Merchant Account advantages: seamless integration with a Content Management System, great for large product diversity and volume, customer accounts, and an onsite shopping cart. Users tend to see a site-based processing system as more elegant and are usually more willing to make a larger purchase than they would with PayPal.

Merchant Account disadvantages: monthly fees for your payment processor, yearly fees for your SSL, per transaction fees from your merchant account. Higher setup fee…you need a lot of involved site coding to track and process orders, auto-email the customer with their order details, etc.

Third-Party Cart

Some merchants choose to use Yahoo! Shopping or Google Checkout to run their stores, and this is especially feasible if they are trying to set up the store themselves and do not want to use PayPal.

Google incurs the same fees as PayPal (2.9% + $0.30 per transaction). Yahoo charges $39.95/month, a 1.5% transaction fee, and a $50 setup fee.

Third-Party Cart advantages: easier to set up than a Merchant Account, relatively low overhead for small volume and price orders, ability to process credit cards directly.

Third-Party Card disadvantages: not actually that easy to set up unless you understand computers and the internet well…you will probably spend hours and hours trying to figure it out. Not entirely customizable to match your site design, because the cart resides on the third-party servers.

Seventh Planet, Inc. has set up product sales and payment processing for hundreds of satisfied customers. Please visit www.seventhplanet.net for all your website needs.

Store Point III: Marketing Your Product

Last article, I went into detail on how to market your site on Google (see “How to Win the Google Game”). In this article, let us address the feasibility of launching a Google Adwords (Pay-Per-Click) campaign to market your product.

Depending on the pricing of your item(s) and the competitiveness of the key phrase, it may be worth it for you to set up a Google Adwords campaign. Assuming you have followed my advice in Point #1 above, a user very well may buy your product when they come to your site, but getting them there is half the battle.

What is a Pay-Per-Click campaign?

If you do a Google search for “used cars los angeles”, you will get something like the screen below. The two circled areas are where the paid advertisements appear for the above key phrase. The websites listed in these two areas have signed up with Google to appear on the search engine when the user types “used cars los angeles” and pay Google each time a user clicks on their advertised link.

Link prices depend on the competitiveness of the category. There are 10,500,000 pages for “used cars los angeles), and clearly, by the number of sites listed in the pay-per-click area, it is a competitive key phrase and may cost the company up to $10/click when a user clicks.

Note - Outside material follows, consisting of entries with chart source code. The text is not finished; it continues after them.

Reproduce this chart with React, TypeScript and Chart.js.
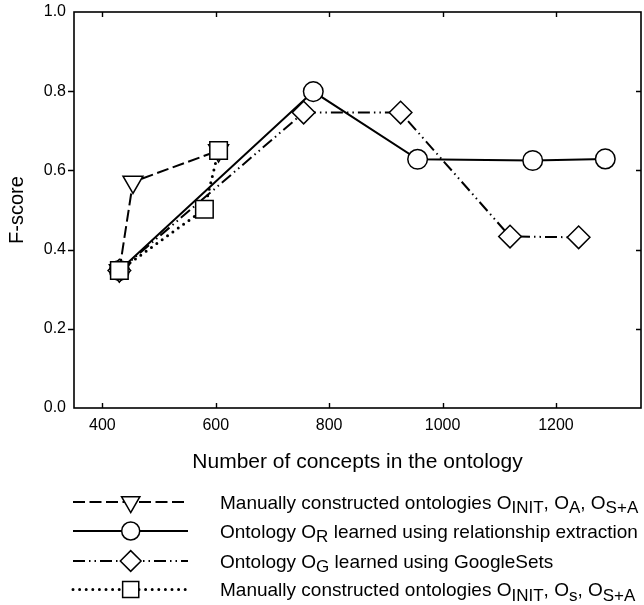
import React, { useEffect, useRef } from "react";
import { Chart, registerables } from "chart.js";

Chart.register(...registerables);

const FONT = "'Liberation Sans', Arial, Helvetica, sans-serif";

// Axis ticks
const xTickValues = [400, 600, 800, 1000, 1200];
const yTickValues = [0, 0.2, 0.4, 0.6, 0.8, 1.0];

// Series: manually constructed ontologies O_INIT, O_A, O_S+A (triangles, dashed)
const triX = [430, 454, 605];
const triY = [0.347, 0.571, 0.65];
// Ontology O_R (circles, solid)
const circX = [430, 772, 956, 1159, 1287];
const circY = [0.347, 0.799, 0.628, 0.625, 0.629];
// Ontology O_G (diamonds, dash-dot-dot)
const diaX = [430, 755, 926, 1119, 1240];
const diaY = [0.347, 0.746, 0.746, 0.433, 0.431];
// Manually constructed ontologies O_INIT, O_s, O_S+A (squares, dotted)
const sqX = [430, 580, 605];
const sqY = [0.347, 0.502, 0.65];

type Seg = [string, boolean];
const legendTexts: Seg[][] = [
  [["Manually constructed ontologies O", false], ["INIT", true], [", O", false], ["A", true], [", O", false], ["S+A", true]],
  [["Ontology O", false], ["R", true], [" learned using relationship extraction", false]],
  [["Ontology O", false], ["G", true], [" learned using GoogleSets", false]],
  [["Manually constructed ontologies O", false], ["INIT", true], [", O", false], ["s", true], [", O", false], ["S+A", true]],
];

const styles = [
  { marker: "triangleDown", radius: 11.5, dash: [12, 4.5], width: 2, cap: "butt" as CanvasLineCap, order: 3 },
  { marker: "circle", radius: 9.8, dash: [] as number[], width: 2, cap: "butt" as CanvasLineCap, order: 2 },
  { marker: "rectRot", radius: 11.3, dash: [12, 4, 1.5, 4, 1.5, 4], width: 2, cap: "butt" as CanvasLineCap, order: 1 },
  { marker: "rect", radius: 12.4, dash: [0, 6.6], width: 3, cap: "round" as CanvasLineCap, order: 0 },
];

const seriesX = [triX, circX, diaX, sqX];
const seriesY = [triY, circY, diaY, sqY];

function drawMarker(ctx: CanvasRenderingContext2D, kind: string, x: number, y: number, r: number) {
  ctx.save();
  ctx.setLineDash([]);
  ctx.lineWidth = 1.5;
  ctx.strokeStyle = "#000";
  ctx.fillStyle = "#fff";
  ctx.beginPath();
  if (kind === "circle") {
    ctx.arc(x, y, r, 0, Math.PI * 2);
  } else if (kind === "rect") {
    const s = r * Math.SQRT1_2;
    ctx.rect(x - s, y - s, 2 * s, 2 * s);
  } else if (kind === "rectRot") {
    ctx.moveTo(x - r, y);
    ctx.lineTo(x, y - r);
    ctx.lineTo(x + r, y);
    ctx.lineTo(x, y + r);
    ctx.closePath();
  } else {
    const h = r * Math.sin(Math.PI / 3);
    ctx.moveTo(x, y + r);
    ctx.lineTo(x + h, y - r / 2);
    ctx.lineTo(x - h, y - r / 2);
    ctx.closePath();
  }
  ctx.fill();
  ctx.stroke();
  ctx.restore();
}

const framePlugin = {
  id: "frameTicks",
  afterDraw(chart: any) {
    const ctx: CanvasRenderingContext2D = chart.ctx;
    const { left, top, right, bottom } = chart.chartArea;
    const xs = chart.scales.x;
    const ys = chart.scales.y;
    ctx.save();
    ctx.strokeStyle = "#000";
    ctx.lineWidth = 1.6;
    ctx.setLineDash([]);
    ctx.strokeRect(left, top, right - left, bottom - top);
    ctx.lineWidth = 1.4;
    ctx.beginPath();
    xTickValues.forEach((v) => {
      const px = Math.round(xs.getPixelForValue(v)) + 0.5;
      ctx.moveTo(px, bottom);
      ctx.lineTo(px, bottom - 5);
      ctx.moveTo(px, top);
      ctx.lineTo(px, top + 5);
    });
    yTickValues.forEach((v) => {
      if (v <= 0 || v >= 1) return;
      const py = Math.round(ys.getPixelForValue(v)) + 0.5;
      ctx.moveTo(left, py);
      ctx.lineTo(left - 6, py);
      ctx.moveTo(right, py);
      ctx.lineTo(right - 5, py);
    });
    ctx.stroke();
    ctx.restore();
  },
};

const legendPlugin = {
  id: "customLegend",
  afterDraw(chart: any) {
    const ctx: CanvasRenderingContext2D = chart.ctx;
    const rows = [502, 531, 561, 589.5];
    const lineStart = 73;
    const lineEnd = 188;
    const markerX = 130.7;
    const textX = 220;
    ctx.save();
    styles.forEach((st, i) => {
      const y = rows[i];
      ctx.strokeStyle = "#000";
      ctx.lineWidth = st.width;
      ctx.lineCap = st.cap;
      ctx.setLineDash(st.dash);
      ctx.beginPath();
      ctx.moveTo(lineStart, y);
      ctx.lineTo(lineEnd, y);
      ctx.stroke();
      drawMarker(ctx, st.marker, markerX, y, st.radius * 0.92);
      let x = textX;
      ctx.fillStyle = "#000";
      ctx.textBaseline = "alphabetic";
      ctx.textAlign = "left";
      legendTexts[i].forEach(([t, sub]) => {
        ctx.font = sub ? `17px ${FONT}` : `19px ${FONT}`;
        ctx.fillText(t, x, sub ? y + 11 : y + 6.5);
        x += ctx.measureText(t).width;
      });
    });
    ctx.restore();
  },
};

export default function App() {
  const ref = useRef<HTMLCanvasElement | null>(null);

  useEffect(() => {
    if (!ref.current) return;
    const datasets = styles.map((st, i) => ({
      label: "s" + i,
      data: seriesX[i].map((x, j) => ({ x, y: seriesY[i][j] })),
      borderColor: "#000",
      borderWidth: st.width,
      borderDash: st.dash,
      borderCapStyle: st.cap,
      backgroundColor: "#fff",
      pointStyle: st.marker === "triangleDown" ? "triangle" : st.marker,
      pointRotation: st.marker === "triangleDown" ? 180 : 0,
      pointRadius: st.radius,
      pointBorderWidth: 1.5,
      pointBorderColor: "#000",
      pointBackgroundColor: "#fff",
      tension: 0,
      fill: false,
      order: st.order,
    }));
    const tickFont = { family: FONT, size: 16 };
    const chart = new Chart(ref.current, {
      type: "line",
      data: { datasets: datasets as any },
      options: {
        animation: false,
        responsive: true,
        maintainAspectRatio: false,
        layout: { autoPadding: false, padding: { top: 12, right: 3, left: 0, bottom: 130 } },
        plugins: { legend: { display: false }, tooltip: { enabled: false } },
        scales: {
          x: {
            type: "linear",
            min: 350,
            max: 1350,
            grid: { display: false, drawTicks: false },
            border: { display: false },
            afterBuildTicks: (s: any) => {
              s.ticks = xTickValues.map((v) => ({ value: v }));
            },
            afterFit: (s: any) => {
              s.height = 67;
              s.paddingLeft = 0;
              s.paddingRight = 0;
            },
            ticks: {
              padding: 8,
              color: "#000",
              font: tickFont,
              maxRotation: 0,
              autoSkip: false,
              callback: (v: any) => String(v),
            },
            title: {
              display: true,
              text: "Number of concepts in the ontology",
              color: "#000",
              font: { family: FONT, size: 21 },
              padding: 0,
            },
          },
          y: {
            type: "linear",
            min: 0,
            max: 1,
            grid: { display: false, drawTicks: false },
            border: { display: false },
            afterBuildTicks: (s: any) => {
              s.ticks = yTickValues.map((v) => ({ value: v }));
            },
            afterFit: (s: any) => {
              s.width = 74;
              s.paddingTop = 0;
              s.paddingBottom = 0;
            },
            ticks: {
              padding: 8,
              color: "#000",
              font: tickFont,
              callback: (v: any) => Number(v).toFixed(1),
            },
            title: {
              display: true,
              text: "F-score",
              color: "#000",
              font: { family: FONT, size: 20 },
              padding: { top: 5.5, bottom: 0 },
            },
          },
        },
      },
      plugins: [framePlugin, legendPlugin],
    });
    return () => chart.destroy();
  }, []);

  return (
    <div style={{ position: "absolute", left: 0, top: 0, width: 644, height: 605, background: "#fff" }}>
      <canvas ref={ref} />
    </div>
  );
}
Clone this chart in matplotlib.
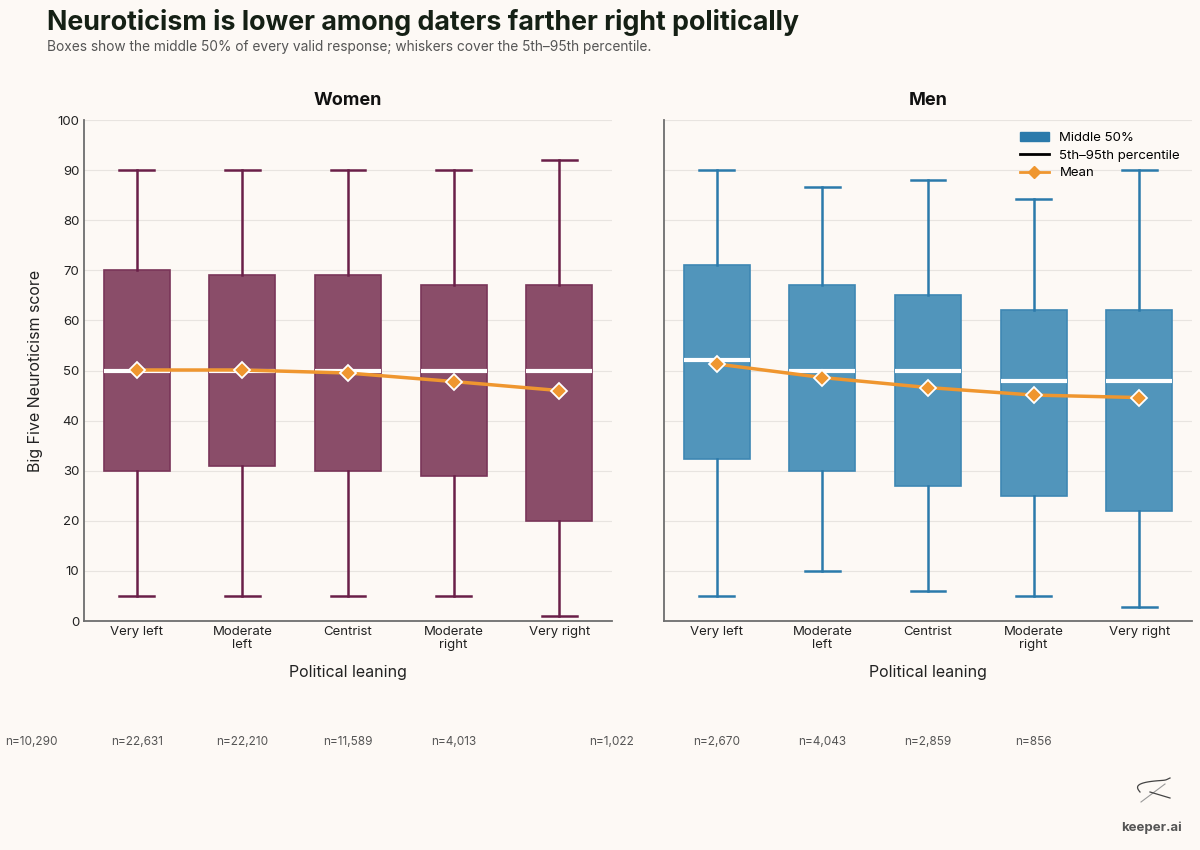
import numpy as np
import matplotlib.pyplot as plt
from matplotlib.patches import Patch
from matplotlib.lines import Line2D
from matplotlib.transforms import blended_transform_factory

plt.rcParams['font.family'] = ['Inter', 'DejaVu Sans']

# Dados
categorias = ["Very left", "Moderate\nleft", "Centrist", "Moderate\nright", "Very right"]

w_p5 = [5, 5, 5, 5, 1]
w_q1 = [30, 31, 30, 29, 20]
w_med = [50, 50, 50, 50, 50]
w_q3 = [70, 69, 69, 67, 67]
w_p95 = [90, 90, 90, 90, 92]
w_mean = [50.1, 50.1, 49.5, 47.8, 46.0]
w_n = ["n=10,290", "n=22,631", "n=22,210", "n=11,589", "n=4,013"]

m_p5 = [5, 10, 6, 5, 2.7]
m_q1 = [32.3, 30, 27, 25, 22]
m_med = [52, 50, 50, 48, 48]
m_q3 = [71, 67, 65, 62, 62]
m_p95 = [90, 86.7, 88, 84.3, 90]
m_mean = [51.3, 48.6, 46.6, 45.1, 44.6]
m_n = ["n=1,022", "n=2,670", "n=4,043", "n=2,859", "n=856"]

bg = '#fdf9f5'
laranja = '#ef962f'

fig = plt.figure(figsize=(12, 8.5), dpi=100, facecolor=bg)
ax1 = fig.add_axes([0.07, 0.2694, 0.44, 0.5894])
ax2 = fig.add_axes([0.5533, 0.2694, 0.44, 0.5894], sharey=ax1)


def desenhar(ax, p5, q1, med, q3, p95, media, ns, face, borda, caixa, titulo):
    ax.set_facecolor(bg)
    stats = []
    for i in range(len(categorias)):
        stats.append(dict(whislo=p5[i], q1=q1[i], med=med[i], q3=q3[i],
                          whishi=p95[i], fliers=[]))
    pos = np.arange(len(categorias))
    ax.bxp(stats, positions=pos, widths=0.625, capwidths=0.33,
           patch_artist=True, showfliers=False,
           boxprops=dict(facecolor=face, edgecolor=caixa, linewidth=1.2),
           whiskerprops=dict(color=borda, linewidth=1.8),
           capprops=dict(color=borda, linewidth=1.8),
           medianprops=dict(color='white', linewidth=3))
    ax.plot(pos, media, color=laranja, lw=2.5, marker='D', ms=8,
            mfc=laranja, mec='white', mew=1.3, zorder=5)
    ax.set_xlim(-0.5, 4.5)
    ax.set_ylim(0, 100)
    ax.set_yticks(range(0, 101, 10))
    ax.set_xticks(pos)
    ax.set_xticklabels(categorias, fontsize=9.5, color='#222222', linespacing=1.1)
    ax.tick_params(axis='both', length=0, labelsize=9.5, colors='#222222')
    ax.grid(axis='y', color='#e8e4e0', lw=0.8)
    ax.set_axisbelow(True)
    for s in ['top', 'right']:
        ax.spines[s].set_visible(False)
    for s in ['left', 'bottom']:
        ax.spines[s].set_color('#6e6e6e')
        ax.spines[s].set_linewidth(1.3)
    ax.set_title(titulo, fontsize=13, fontweight='bold', color='#111111', pad=11)
    ax.set_xlabel("Political leaning", fontsize=11.5, color='#222222', labelpad=10)
    # rotulos n (deslocados como no original)
    tr = blended_transform_factory(ax.transData, ax.transAxes)
    for i, t in enumerate(ns):
        ax.text(i - 1, -0.2415, t, transform=tr, ha='center', va='center',
                fontsize=8.5, color='#555555', clip_on=False)


desenhar(ax1, w_p5, w_q1, w_med, w_q3, w_p95, w_mean, w_n,
         '#8a4d69', '#6a1f48', '#7a3559', "Women")
desenhar(ax2, m_p5, m_q1, m_med, m_q3, m_p95, m_mean, m_n,
         '#5195bb', '#2b7aab', '#3e87b3', "Men")
ax1.set_ylabel("Big Five Neuroticism score", fontsize=11.5, color='#222222', labelpad=10)
plt.setp(ax2.get_yticklabels(), visible=False)

handles = [Patch(facecolor='#2b7aab', edgecolor='#2b7aab', label='Middle 50%'),
           Line2D([], [], color='black', lw=2, label='5th\u201395th percentile'),
           Line2D([], [], color=laranja, lw=2, marker='D', ms=6, mfc=laranja,
                  mec=laranja, label='Mean')]
ax2.legend(handles=handles, loc='upper right', frameon=False, fontsize=9.5,
           handlelength=2.2, labelspacing=0.4, bbox_to_anchor=(1.0, 1.0))

fig.text(0.039, 1 - 22 / 850, "Neuroticism is lower among daters farther right politically",
         fontsize=19.3, fontweight='bold', color='#152015', va='center')
fig.text(0.039, 1 - 47 / 850, "Boxes show the middle 50% of every valid response; whiskers cover the 5th\u201395th percentile.",
         fontsize=9.9, color='#555555', va='center')

# logo
t = np.linspace(0, 1, 80)
lx = 1170 - 30 * t + 10 * np.sin(2 * np.pi * t) * t
ly = 778 + 14 * t - 8 * np.sin(np.pi * t) * t
fig.add_artist(Line2D(lx / 1200, 1 - ly / 850, color='#444444', lw=0.9,
                      transform=fig.transFigure))
fig.add_artist(Line2D([1141 / 1200, 1165 / 1200], [1 - 802 / 850, 1 - 784 / 850],
                      color='#999999', lw=0.8, transform=fig.transFigure))
fig.add_artist(Line2D([1150 / 1200, 1170 / 1200], [1 - 792 / 850, 1 - 798 / 850],
                      color='#444444', lw=0.9, transform=fig.transFigure))
fig.text(0.985, 0.026, "keeper.ai", fontsize=9.5, fontweight='bold', color='#555555',
         ha='right', va='center')

fig.savefig('out.png', dpi=100, facecolor=bg)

If you have ever bought a used car, you know that dealers can be excellent businesspeople and negotiators. If they are selling a $6,000 car, it is well worth the $10 to attract an interested customer.

If there is only one other company under the key phrase, or a handful, it may cost a company significantly less, like $0.10 or $0.25 per click. Try the key phrase “toy cars los angeles”. Much less competition. If you are selling a less-expensive product, you may be able to find a key phrase niche that will be worth a Pay-Per-Click investment.

So here is the key concept: if your product is priced so that many users can click on a pay-per-click link and still show you a good financial return, then by all means, make the investment. These are customers you would not have had otherwise. Free money.

In other words, if you are selling a product for $200, and your pricing is only $1.00/click, a Pay-Per-Click campaign may be a terrific idea. On the other hand, if you are selling a product for $1.99, and you have a competitive key phrase at $5.00/click, forget about it.